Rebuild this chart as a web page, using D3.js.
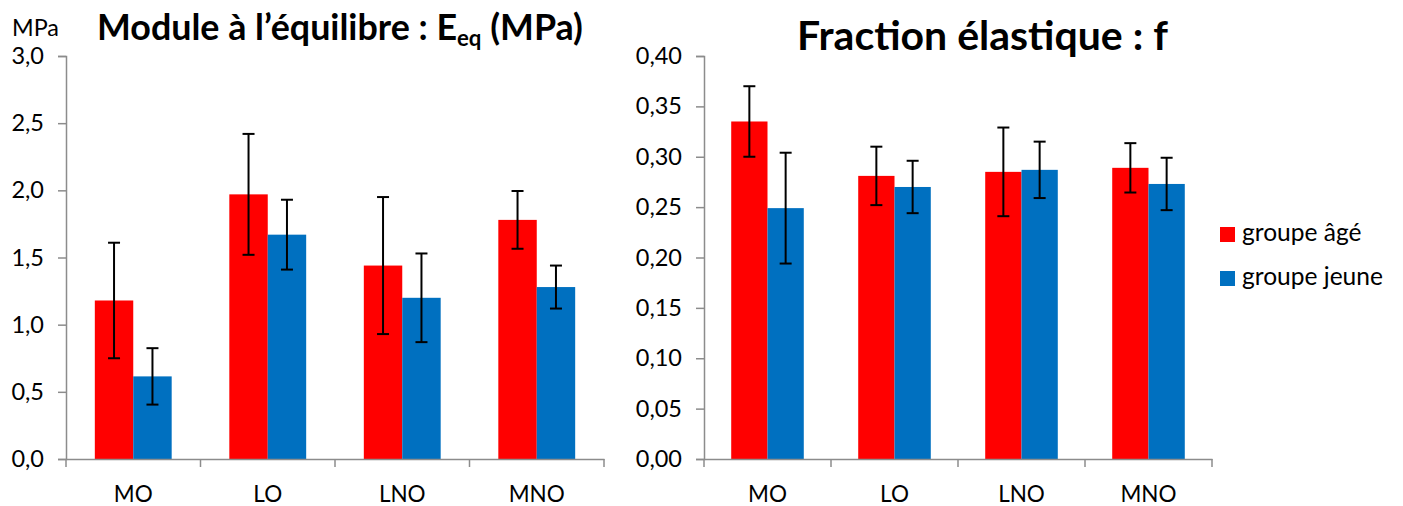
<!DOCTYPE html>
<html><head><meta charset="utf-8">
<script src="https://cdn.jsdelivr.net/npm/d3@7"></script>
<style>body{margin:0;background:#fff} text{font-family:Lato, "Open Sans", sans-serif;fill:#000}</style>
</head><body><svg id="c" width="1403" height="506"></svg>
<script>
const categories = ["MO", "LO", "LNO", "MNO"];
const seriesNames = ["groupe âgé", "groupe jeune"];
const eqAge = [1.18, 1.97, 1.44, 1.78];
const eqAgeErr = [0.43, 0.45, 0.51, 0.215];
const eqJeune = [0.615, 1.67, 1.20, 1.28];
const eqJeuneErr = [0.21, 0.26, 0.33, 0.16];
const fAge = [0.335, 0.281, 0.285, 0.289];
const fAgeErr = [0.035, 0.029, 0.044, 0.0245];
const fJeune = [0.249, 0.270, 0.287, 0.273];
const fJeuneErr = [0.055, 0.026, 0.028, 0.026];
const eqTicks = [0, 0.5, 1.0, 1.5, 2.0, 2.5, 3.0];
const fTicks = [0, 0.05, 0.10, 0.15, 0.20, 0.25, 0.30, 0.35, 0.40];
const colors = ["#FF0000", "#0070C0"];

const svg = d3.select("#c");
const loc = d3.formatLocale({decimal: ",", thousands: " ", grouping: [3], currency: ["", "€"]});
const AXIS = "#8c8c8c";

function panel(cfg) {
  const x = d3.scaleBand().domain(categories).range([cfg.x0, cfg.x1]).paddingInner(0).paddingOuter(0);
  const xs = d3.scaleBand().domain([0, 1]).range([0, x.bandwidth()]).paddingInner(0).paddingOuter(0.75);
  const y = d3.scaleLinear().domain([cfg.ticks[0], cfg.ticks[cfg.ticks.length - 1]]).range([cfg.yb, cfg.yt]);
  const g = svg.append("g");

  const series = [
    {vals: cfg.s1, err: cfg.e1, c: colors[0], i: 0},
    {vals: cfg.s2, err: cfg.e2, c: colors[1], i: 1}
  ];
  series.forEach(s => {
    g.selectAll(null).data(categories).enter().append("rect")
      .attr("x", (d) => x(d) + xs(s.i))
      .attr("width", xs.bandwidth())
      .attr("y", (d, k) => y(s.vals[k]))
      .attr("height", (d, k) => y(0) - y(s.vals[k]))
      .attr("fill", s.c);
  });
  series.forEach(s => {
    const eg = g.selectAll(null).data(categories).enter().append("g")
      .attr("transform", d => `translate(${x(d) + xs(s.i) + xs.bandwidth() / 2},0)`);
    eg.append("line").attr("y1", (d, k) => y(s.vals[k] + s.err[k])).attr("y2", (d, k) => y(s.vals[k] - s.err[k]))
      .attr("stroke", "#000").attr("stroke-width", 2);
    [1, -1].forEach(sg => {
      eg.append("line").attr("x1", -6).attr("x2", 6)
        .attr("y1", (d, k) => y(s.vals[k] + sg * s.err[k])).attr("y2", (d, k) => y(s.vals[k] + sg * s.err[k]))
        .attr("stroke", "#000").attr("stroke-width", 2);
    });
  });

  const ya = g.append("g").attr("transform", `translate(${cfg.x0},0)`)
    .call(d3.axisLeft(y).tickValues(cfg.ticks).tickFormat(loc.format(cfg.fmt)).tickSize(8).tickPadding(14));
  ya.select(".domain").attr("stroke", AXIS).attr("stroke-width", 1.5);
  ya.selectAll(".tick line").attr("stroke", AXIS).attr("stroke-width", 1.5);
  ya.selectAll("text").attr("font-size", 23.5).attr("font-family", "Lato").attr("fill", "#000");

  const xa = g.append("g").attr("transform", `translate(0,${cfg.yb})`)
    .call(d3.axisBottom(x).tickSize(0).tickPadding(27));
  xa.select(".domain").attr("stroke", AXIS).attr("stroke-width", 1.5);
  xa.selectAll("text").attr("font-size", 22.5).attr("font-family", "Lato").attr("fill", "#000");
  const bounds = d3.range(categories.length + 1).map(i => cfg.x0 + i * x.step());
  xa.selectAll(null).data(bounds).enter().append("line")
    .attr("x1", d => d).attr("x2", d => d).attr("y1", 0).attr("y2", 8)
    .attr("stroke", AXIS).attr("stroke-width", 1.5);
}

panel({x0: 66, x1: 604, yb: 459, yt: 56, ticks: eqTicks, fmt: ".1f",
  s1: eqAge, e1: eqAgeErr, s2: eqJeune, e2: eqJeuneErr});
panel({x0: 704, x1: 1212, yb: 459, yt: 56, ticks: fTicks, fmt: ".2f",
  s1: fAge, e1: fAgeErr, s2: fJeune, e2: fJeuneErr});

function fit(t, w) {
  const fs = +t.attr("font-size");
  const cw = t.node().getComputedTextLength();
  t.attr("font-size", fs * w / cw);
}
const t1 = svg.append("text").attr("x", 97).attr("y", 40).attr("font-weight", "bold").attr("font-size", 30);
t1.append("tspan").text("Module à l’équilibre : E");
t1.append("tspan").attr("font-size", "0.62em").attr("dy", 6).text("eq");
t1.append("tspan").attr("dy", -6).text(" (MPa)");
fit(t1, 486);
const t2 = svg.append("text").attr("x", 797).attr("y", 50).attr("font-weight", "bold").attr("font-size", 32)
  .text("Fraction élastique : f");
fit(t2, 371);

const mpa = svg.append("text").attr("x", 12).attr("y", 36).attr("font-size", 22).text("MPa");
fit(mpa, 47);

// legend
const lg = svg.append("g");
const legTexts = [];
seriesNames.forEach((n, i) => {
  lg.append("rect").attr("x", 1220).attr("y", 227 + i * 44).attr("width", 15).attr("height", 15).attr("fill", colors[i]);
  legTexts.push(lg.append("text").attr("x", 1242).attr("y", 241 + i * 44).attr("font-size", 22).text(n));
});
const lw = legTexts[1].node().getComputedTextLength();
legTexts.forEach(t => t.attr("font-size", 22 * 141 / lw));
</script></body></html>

***

Without the pictures, transcribe the listing above exactly.

Rebuild this chart as a web page, using D3.js.
<!DOCTYPE html>
<html><head><meta charset="utf-8">
<script src="https://cdn.jsdelivr.net/npm/d3@7"></script>
<style>body{margin:0;background:#fff} text{font-family:Lato, "Open Sans", sans-serif;fill:#000}</style>
</head><body><svg id="c" width="1403" height="506"></svg>
<script>
const categories = ["MO", "LO", "LNO", "MNO"];
const seriesNames = ["groupe âgé", "groupe jeune"];
const eqAge = [1.18, 1.97, 1.44, 1.78];
const eqAgeErr = [0.43, 0.45, 0.51, 0.215];
const eqJeune = [0.615, 1.67, 1.20, 1.28];
const eqJeuneErr = [0.21, 0.26, 0.33, 0.16];
const fAge = [0.335, 0.281, 0.285, 0.289];
const fAgeErr = [0.035, 0.029, 0.044, 0.0245];
const fJeune = [0.249, 0.270, 0.287, 0.273];
const fJeuneErr = [0.055, 0.026, 0.028, 0.026];
const eqTicks = [0, 0.5, 1.0, 1.5, 2.0, 2.5, 3.0];
const fTicks = [0, 0.05, 0.10, 0.15, 0.20, 0.25, 0.30, 0.35, 0.40];
const colors = ["#FF0000", "#0070C0"];

const svg = d3.select("#c");
const loc = d3.formatLocale({decimal: ",", thousands: " ", grouping: [3], currency: ["", "€"]});
const AXIS = "#8c8c8c";

function panel(cfg) {
  const x = d3.scaleBand().domain(categories).range([cfg.x0, cfg.x1]).paddingInner(0).paddingOuter(0);
  const xs = d3.scaleBand().domain([0, 1]).range([0, x.bandwidth()]).paddingInner(0).paddingOuter(0.75);
  const y = d3.scaleLinear().domain([cfg.ticks[0], cfg.ticks[cfg.ticks.length - 1]]).range([cfg.yb, cfg.yt]);
  const g = svg.append("g");

  const series = [
    {vals: cfg.s1, err: cfg.e1, c: colors[0], i: 0},
    {vals: cfg.s2, err: cfg.e2, c: colors[1], i: 1}
  ];
  series.forEach(s => {
    g.selectAll(null).data(categories).enter().append("rect")
      .attr("x", (d) => x(d) + xs(s.i))
      .attr("width", xs.bandwidth())
      .attr("y", (d, k) => y(s.vals[k]))
      .attr("height", (d, k) => y(0) - y(s.vals[k]))
      .attr("fill", s.c);
  });
  series.forEach(s => {
    const eg = g.selectAll(null).data(categories).enter().append("g")
      .attr("transform", d => `translate(${x(d) + xs(s.i) + xs.bandwidth() / 2},0)`);
    eg.append("line").attr("y1", (d, k) => y(s.vals[k] + s.err[k])).attr("y2", (d, k) => y(s.vals[k] - s.err[k]))
      .attr("stroke", "#000").attr("stroke-width", 2);
    [1, -1].forEach(sg => {
      eg.append("line").attr("x1", -6).attr("x2", 6)
        .attr("y1", (d, k) => y(s.vals[k] + sg * s.err[k])).attr("y2", (d, k) => y(s.vals[k] + sg * s.err[k]))
        .attr("stroke", "#000").attr("stroke-width", 2);
    });
  });

  const ya = g.append("g").attr("transform", `translate(${cfg.x0},0)`)
    .call(d3.axisLeft(y).tickValues(cfg.ticks).tickFormat(loc.format(cfg.fmt)).tickSize(8).tickPadding(14));
  ya.select(".domain").attr("stroke", AXIS).attr("stroke-width", 1.5);
  ya.selectAll(".tick line").attr("stroke", AXIS).attr("stroke-width", 1.5);
  ya.selectAll("text").attr("font-size", 23.5).attr("font-family", "Lato").attr("fill", "#000");

  const xa = g.append("g").attr("transform", `translate(0,${cfg.yb})`)
    .call(d3.axisBottom(x).tickSize(0).tickPadding(27));
  xa.select(".domain").attr("stroke", AXIS).attr("stroke-width", 1.5);
  xa.selectAll("text").attr("font-size", 22.5).attr("font-family", "Lato").attr("fill", "#000");
  const bounds = d3.range(categories.length + 1).map(i => cfg.x0 + i * x.step());
  xa.selectAll(null).data(bounds).enter().append("line")
    .attr("x1", d => d).attr("x2", d => d).attr("y1", 0).attr("y2", 8)
    .attr("stroke", AXIS).attr("stroke-width", 1.5);
}

panel({x0: 66, x1: 604, yb: 459, yt: 56, ticks: eqTicks, fmt: ".1f",
  s1: eqAge, e1: eqAgeErr, s2: eqJeune, e2: eqJeuneErr});
panel({x0: 704, x1: 1212, yb: 459, yt: 56, ticks: fTicks, fmt: ".2f",
  s1: fAge, e1: fAgeErr, s2: fJeune, e2: fJeuneErr});

function fit(t, w) {
  const fs = +t.attr("font-size");
  const cw = t.node().getComputedTextLength();
  t.attr("font-size", fs * w / cw);
}
const t1 = svg.append("text").attr("x", 97).attr("y", 40).attr("font-weight", "bold").attr("font-size", 30);
t1.append("tspan").text("Module à l’équilibre : E");
t1.append("tspan").attr("font-size", "0.62em").attr("dy", 6).text("eq");
t1.append("tspan").attr("dy", -6).text(" (MPa)");
fit(t1, 486);
const t2 = svg.append("text").attr("x", 797).attr("y", 50).attr("font-weight", "bold").attr("font-size", 32)
  .text("Fraction élastique : f");
fit(t2, 371);

const mpa = svg.append("text").attr("x", 12).attr("y", 36).attr("font-size", 22).text("MPa");
fit(mpa, 47);

// legend
const lg = svg.append("g");
const legTexts = [];
seriesNames.forEach((n, i) => {
  lg.append("rect").attr("x", 1220).attr("y", 227 + i * 44).attr("width", 15).attr("height", 15).attr("fill", colors[i]);
  legTexts.push(lg.append("text").attr("x", 1242).attr("y", 241 + i * 44).attr("font-size", 22).text(n));
});
const lw = legTexts[1].node().getComputedTextLength();
legTexts.forEach(t => t.attr("font-size", 22 * 141 / lw));
</script></body></html>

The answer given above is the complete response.